Problem details - Exclude the pictures and return every line exactly as written.

▽

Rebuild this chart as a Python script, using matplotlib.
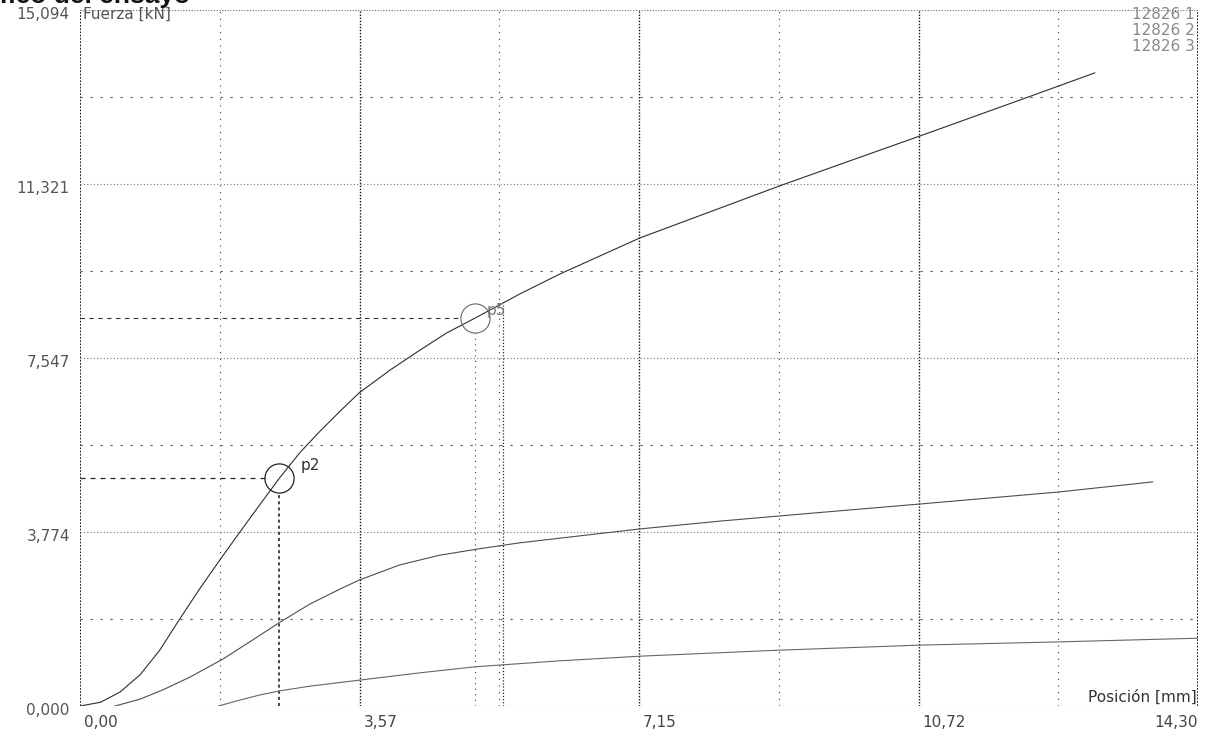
"""
Gráfico del ensayo: fuerza frente a posición para tres probetas
"""
import numpy as np
from matplotlib import pyplot as plt

# Datos de las curvas (posición en mm, fuerza en kN)
pos_1 = [0.00, 0.26, 0.51, 0.77, 1.02, 1.25, 1.53, 1.79, 2.01, 2.28, 2.55, 2.81, 3.07, 3.33,
         3.57, 3.97, 4.35, 4.69, 5.05, 5.63, 6.14, 6.65, 7.16, 8.19, 8.95, 9.81, 10.74,
         12.02, 12.98]
fuerza_1 = [0.00, 0.08, 0.30, 0.68, 1.21, 1.82, 2.54, 3.17, 3.69, 4.32, 4.94, 5.49, 5.96, 6.40,
            6.79, 7.29, 7.72, 8.09, 8.41, 8.94, 9.37, 9.76, 10.15, 10.80, 11.28, 11.80, 12.36,
            13.14, 13.73]

pos_2 = [0.45, 0.77, 1.06, 1.41, 1.83, 2.17, 2.56, 2.94, 3.33, 3.57, 4.09, 4.60, 5.07, 5.63,
         6.14, 7.16, 8.19, 9.21, 10.74, 12.51, 13.72]
fuerza_2 = [0.00, 0.15, 0.35, 0.63, 1.02, 1.39, 1.82, 2.21, 2.54, 2.73, 3.06, 3.27, 3.40, 3.54,
            3.64, 3.84, 4.01, 4.16, 4.38, 4.64, 4.86]

pos_3 = [1.77, 2.05, 2.30, 2.56, 2.94, 3.57, 4.35, 5.05, 6.14, 7.16, 8.93, 10.74, 12.51, 14.30]
fuerza_3 = [0.00, 0.13, 0.24, 0.33, 0.43, 0.56, 0.72, 0.85, 0.98, 1.08, 1.21, 1.32, 1.39, 1.47]

series_names = ["12826 1", "12826 2", "12826 3"]
series_colors = ["#2e2e2e", "#4e4e4e", "#666666"]

# Puntos marcados sobre la curva 1
p2 = (2.55, 4.94)
p5 = (5.05, 8.41)
p5_extra_x = 5.41

x_max = 14.30
y_max = 15.094
x_ticks = np.linspace(0, x_max, 9)
y_ticks = np.linspace(0, y_max, 9)
x_labels = ["0,00", "3,57", "7,15", "10,72", "14,30"]
y_labels = ["0,000", "3,774", "7,547", "11,321", "15,094"]

plt.rcParams['font.family'] = ['DejaVu Sans']

fig = plt.figure(figsize=(12.14, 7.44), dpi=100)
W, H = 1214, 744
ax = fig.add_axes([80 / W, (H - 706) / H, (1198 - 80) / W, (706 - 10) / H])
ax.set_xlim(0, x_max)
ax.set_ylim(0, y_max)
ax.set_xticks([])
ax.set_yticks([])
for s in ax.spines.values():
    s.set_visible(False)

# Rejilla: líneas principales más densas, intermedias más claras
for i, xv in enumerate(x_ticks):
    if i in (0, 8):
        ax.axvline(xv, color="#111", lw=1.3, ls=(0, (1, 0.8)), zorder=1)
    elif i % 2 == 0:
        ax.axvline(xv, color="#111", lw=1.0, ls=(0, (1, 1.2)), zorder=1)
    else:
        ax.axvline(xv, color="#333", lw=0.8, ls=(0, (1, 5)), zorder=1)
for i, yv in enumerate(y_ticks):
    if i in (0, 8):
        ax.axhline(yv, color="#666", lw=0.8, ls=(0, (1, 1.5)), zorder=1)
    elif i % 2 == 0:
        ax.axhline(yv, color="#777", lw=0.8, ls=(0, (1, 2)), zorder=1)
    else:
        ax.axhline(yv, color="#555", lw=0.8, ls=(0, (2, 7)), zorder=1)

# Curvas
ax.plot(pos_1, fuerza_1, color=series_colors[0], lw=0.8, zorder=3)
ax.plot(pos_2, fuerza_2, color=series_colors[1], lw=0.8, zorder=3)
ax.plot(pos_3, fuerza_3, color=series_colors[2], lw=0.8, zorder=3)

# Marcadores p2 y p5 con sus líneas de referencia
ax.plot([0, p2[0] - 0.18], [p2[1], p2[1]], color="#222", lw=0.9, ls=(0, (4, 4)), zorder=2)
ax.plot([p2[0], p2[0]], [0, p2[1] - 0.32], color="#111", lw=1.1, ls=(0, (2, 2)), zorder=2)
ax.plot(p2[0], p2[1], marker="o", ms=21, mfc="none", mec="#222", mew=0.9, zorder=4)
ax.text(p2[0] + 0.27, p2[1] + 0.18, "p2", fontsize=11, color="#333")

ax.plot([0, p5[0] - 0.18], [p5[1], p5[1]], color="#333", lw=0.8, ls=(0, (4, 4)), zorder=2)
ax.plot([p5[0], p5[0]], [0, p5[1] - 0.32], color="#444", lw=0.8, ls=(0, (1, 4)), zorder=2)
ax.plot([p5_extra_x, p5_extra_x], [0, p5[1] + 0.28], color="#222", lw=0.9, ls=(0, (1, 1.5)), zorder=2)
ax.plot(p5[0], p5[1], marker="o", ms=21, mfc="none", mec="#666", mew=0.8, zorder=4)
ax.text(p5[0] + 0.15, p5[1] + 0.08, "p5", fontsize=11, color="#777")

# Etiquetas de los ejes
for xv, lab in zip(x_ticks[::2], x_labels):
    ha = "right" if lab == x_labels[-1] else "left"
    ax.text(xv + (0.05 if ha == "left" else 0), -0.36, lab, ha=ha, va="center",
            fontsize=11, color="#444")
for yv, lab in zip(y_ticks[::2], y_labels):
    ax.text(-0.13, yv - 0.1, lab, ha="right", va="center", fontsize=11, color="#555")

ax.text(0.04, y_max - 0.1, "Fuerza [kN]", ha="left", va="center", fontsize=11, color="#555")
ax.text(x_max - 0.02, 0.2, "Posición [mm]", ha="right", va="center", fontsize=11,
        color="#333", zorder=5)

# Leyenda de probetas
for k, name in enumerate(series_names):
    ax.text(x_max - 0.04, y_max - 0.09 - k * 0.35, name, ha="right", va="center",
            fontsize=11, color="#888")

# Título, recortado en el borde superior izquierdo
fig.text(190 / W, 1 - 3 / H, "Gráfico del ensayo", ha="right", va="baseline",
         fontsize=19, fontweight="bold", color="#111", family="Liberation Sans")

plt.savefig("out.png", dpi=100)
plt.close()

△

Final result -
Rebuild this chart as a Python script, using matplotlib.
"""
Gráfico del ensayo: fuerza frente a posición para tres probetas
"""
import numpy as np
from matplotlib import pyplot as plt

# Datos de las curvas (posición en mm, fuerza en kN)
pos_1 = [0.00, 0.26, 0.51, 0.77, 1.02, 1.25, 1.53, 1.79, 2.01, 2.28, 2.55, 2.81, 3.07, 3.33,
         3.57, 3.97, 4.35, 4.69, 5.05, 5.63, 6.14, 6.65, 7.16, 8.19, 8.95, 9.81, 10.74,
         12.02, 12.98]
fuerza_1 = [0.00, 0.08, 0.30, 0.68, 1.21, 1.82, 2.54, 3.17, 3.69, 4.32, 4.94, 5.49, 5.96, 6.40,
            6.79, 7.29, 7.72, 8.09, 8.41, 8.94, 9.37, 9.76, 10.15, 10.80, 11.28, 11.80, 12.36,
            13.14, 13.73]

pos_2 = [0.45, 0.77, 1.06, 1.41, 1.83, 2.17, 2.56, 2.94, 3.33, 3.57, 4.09, 4.60, 5.07, 5.63,
         6.14, 7.16, 8.19, 9.21, 10.74, 12.51, 13.72]
fuerza_2 = [0.00, 0.15, 0.35, 0.63, 1.02, 1.39, 1.82, 2.21, 2.54, 2.73, 3.06, 3.27, 3.40, 3.54,
            3.64, 3.84, 4.01, 4.16, 4.38, 4.64, 4.86]

pos_3 = [1.77, 2.05, 2.30, 2.56, 2.94, 3.57, 4.35, 5.05, 6.14, 7.16, 8.93, 10.74, 12.51, 14.30]
fuerza_3 = [0.00, 0.13, 0.24, 0.33, 0.43, 0.56, 0.72, 0.85, 0.98, 1.08, 1.21, 1.32, 1.39, 1.47]

series_names = ["12826 1", "12826 2", "12826 3"]
series_colors = ["#2e2e2e", "#4e4e4e", "#666666"]

# Puntos marcados sobre la curva 1
p2 = (2.55, 4.94)
p5 = (5.05, 8.41)
p5_extra_x = 5.41

x_max = 14.30
y_max = 15.094
x_ticks = np.linspace(0, x_max, 9)
y_ticks = np.linspace(0, y_max, 9)
x_labels = ["0,00", "3,57", "7,15", "10,72", "14,30"]
y_labels = ["0,000", "3,774", "7,547", "11,321", "15,094"]

plt.rcParams['font.family'] = ['DejaVu Sans']

fig = plt.figure(figsize=(12.14, 7.44), dpi=100)
W, H = 1214, 744
ax = fig.add_axes([80 / W, (H - 706) / H, (1198 - 80) / W, (706 - 10) / H])
ax.set_xlim(0, x_max)
ax.set_ylim(0, y_max)
ax.set_xticks([])
ax.set_yticks([])
for s in ax.spines.values():
    s.set_visible(False)

# Rejilla: líneas principales más densas, intermedias más claras
for i, xv in enumerate(x_ticks):
    if i in (0, 8):
        ax.axvline(xv, color="#111", lw=1.3, ls=(0, (1, 0.8)), zorder=1)
    elif i % 2 == 0:
        ax.axvline(xv, color="#111", lw=1.0, ls=(0, (1, 1.2)), zorder=1)
    else:
        ax.axvline(xv, color="#333", lw=0.8, ls=(0, (1, 5)), zorder=1)
for i, yv in enumerate(y_ticks):
    if i in (0, 8):
        ax.axhline(yv, color="#666", lw=0.8, ls=(0, (1, 1.5)), zorder=1)
    elif i % 2 == 0:
        ax.axhline(yv, color="#777", lw=0.8, ls=(0, (1, 2)), zorder=1)
    else:
        ax.axhline(yv, color="#555", lw=0.8, ls=(0, (2, 7)), zorder=1)

# Curvas
ax.plot(pos_1, fuerza_1, color=series_colors[0], lw=0.8, zorder=3)
ax.plot(pos_2, fuerza_2, color=series_colors[1], lw=0.8, zorder=3)
ax.plot(pos_3, fuerza_3, color=series_colors[2], lw=0.8, zorder=3)

# Marcadores p2 y p5 con sus líneas de referencia
ax.plot([0, p2[0] - 0.18], [p2[1], p2[1]], color="#222", lw=0.9, ls=(0, (4, 4)), zorder=2)
ax.plot([p2[0], p2[0]], [0, p2[1] - 0.32], color="#111", lw=1.1, ls=(0, (2, 2)), zorder=2)
ax.plot(p2[0], p2[1], marker="o", ms=21, mfc="none", mec="#222", mew=0.9, zorder=4)
ax.text(p2[0] + 0.27, p2[1] + 0.18, "p2", fontsize=11, color="#333")

ax.plot([0, p5[0] - 0.18], [p5[1], p5[1]], color="#333", lw=0.8, ls=(0, (4, 4)), zorder=2)
ax.plot([p5[0], p5[0]], [0, p5[1] - 0.32], color="#444", lw=0.8, ls=(0, (1, 4)), zorder=2)
ax.plot([p5_extra_x, p5_extra_x], [0, p5[1] + 0.28], color="#222", lw=0.9, ls=(0, (1, 1.5)), zorder=2)
ax.plot(p5[0], p5[1], marker="o", ms=21, mfc="none", mec="#666", mew=0.8, zorder=4)
ax.text(p5[0] + 0.15, p5[1] + 0.08, "p5", fontsize=11, color="#777")

# Etiquetas de los ejes
for xv, lab in zip(x_ticks[::2], x_labels):
    ha = "right" if lab == x_labels[-1] else "left"
    ax.text(xv + (0.05 if ha == "left" else 0), -0.36, lab, ha=ha, va="center",
            fontsize=11, color="#444")
for yv, lab in zip(y_ticks[::2], y_labels):
    ax.text(-0.13, yv - 0.1, lab, ha="right", va="center", fontsize=11, color="#555")

ax.text(0.04, y_max - 0.1, "Fuerza [kN]", ha="left", va="center", fontsize=11, color="#555")
ax.text(x_max - 0.02, 0.2, "Posición [mm]", ha="right", va="center", fontsize=11,
        color="#333", zorder=5)

# Leyenda de probetas
for k, name in enumerate(series_names):
    ax.text(x_max - 0.04, y_max - 0.09 - k * 0.35, name, ha="right", va="center",
            fontsize=11, color="#888")

# Título, recortado en el borde superior izquierdo
fig.text(190 / W, 1 - 3 / H, "Gráfico del ensayo", ha="right", va="baseline",
         fontsize=19, fontweight="bold", color="#111", family="Liberation Sans")

plt.savefig("out.png", dpi=100)
plt.close()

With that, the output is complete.